Podcast - Ep. 15: The Church - Steve Kilbey Interview
Written by Ben Province
On the latest episode our podcast, John Fleming caught up with Steve Kilbey, vocalist and bassist of the ARIA-winning Australian band The Church.
2023 marks the 35th anniversary of the group's best-selling album, "Starfish." The alternative rockers' fifth studio offering produced the international "Under the Milky Way," which peaked at No. 22 in the band's homeland and No. 24 in the U.S., while also charting in Canada, the Netherlands, New Zealand and the U.K.
The band's lengthy career and geographic reach are milestones Kilbey told Sound Words Central he never could have imagined when the band formed in 1980.
"My ambition was to play in Melbourne. We formed in Sydney, and Melbourne was like 600 miles away, and my ambition was to get one single out and go down to Melbourne and do a tour," he said. "I'll feel like, that's it, now I'm ready to settle down and just do something else. I had no idea it was gonna turn into all of this. I really didn't."

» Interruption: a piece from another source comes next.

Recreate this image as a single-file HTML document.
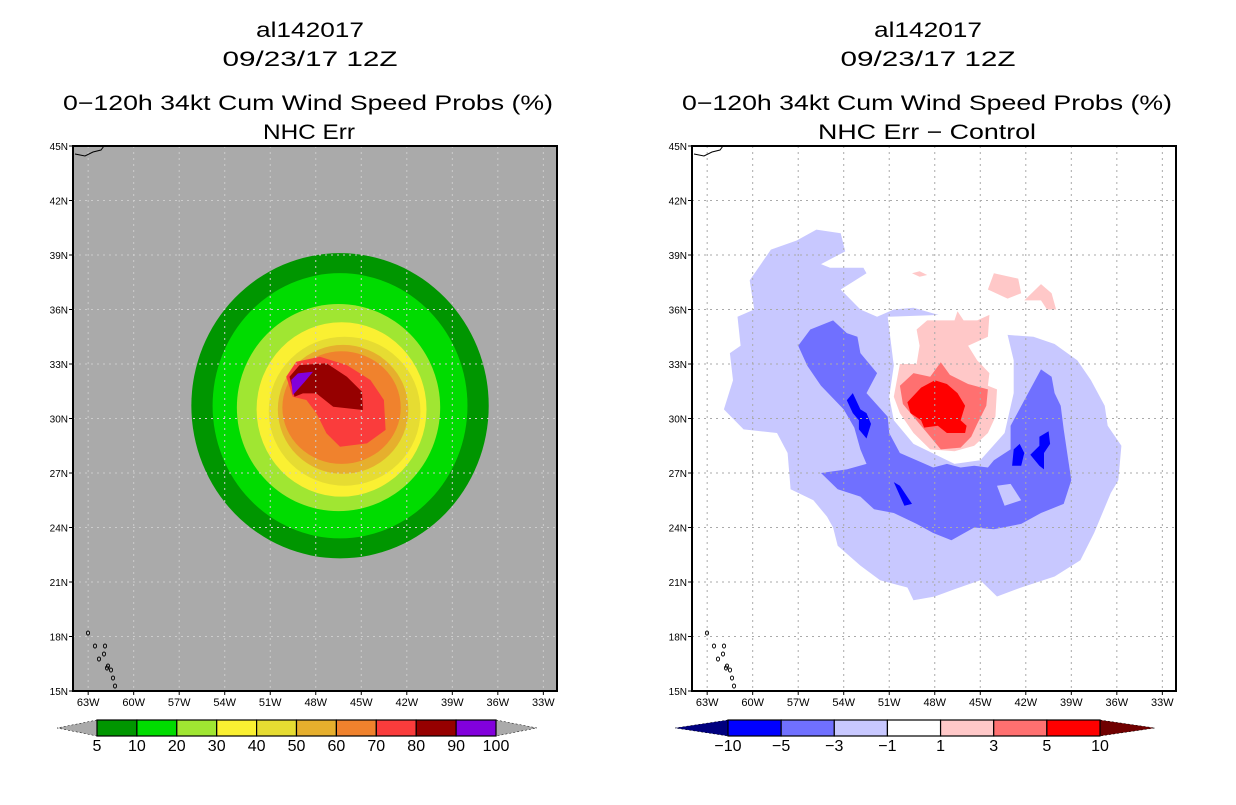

This past February, the Church released its 26th studio album, "The Hypnogogue," which is the first time the band has done a concept album. The record centers around two characters named Sun Kim Jong and Eros Zeta and the titular machine, which "pulls music out of somebody's head." The science-fiction-inspired LP imagines a dystopian future and how music will be made in the year 2054,.
"It wasn't going to be a concept album, and then as I started making it, it started turning into one. And, bit by bit, I started singing stuff I didn't understand why I was singing these words."
Although it's a concept album, The Church did not force itself to be limited to one direct narrative.
"The songs that didn't fit, I made them fit. Like some of the songs aren't really anything to do with the story," Kilbey said. "So, some of the songs are kind of like they're not really part of a sequential series of events; they're just sort of accessories to the story."
Doing an album with surreal, cinematic subject matter suited band well, according to its frontman.
"The Church has never been about 'I love my baby, I love drinking, I love driving my car and getting in a fight,'" he said. "It's supposed to be sort of something marvelous or magical. It's supposed to not be about ordinary sort of emotions, and so, yes, the idea of having a sort of science fiction story going along behind this I think fits in perfectly."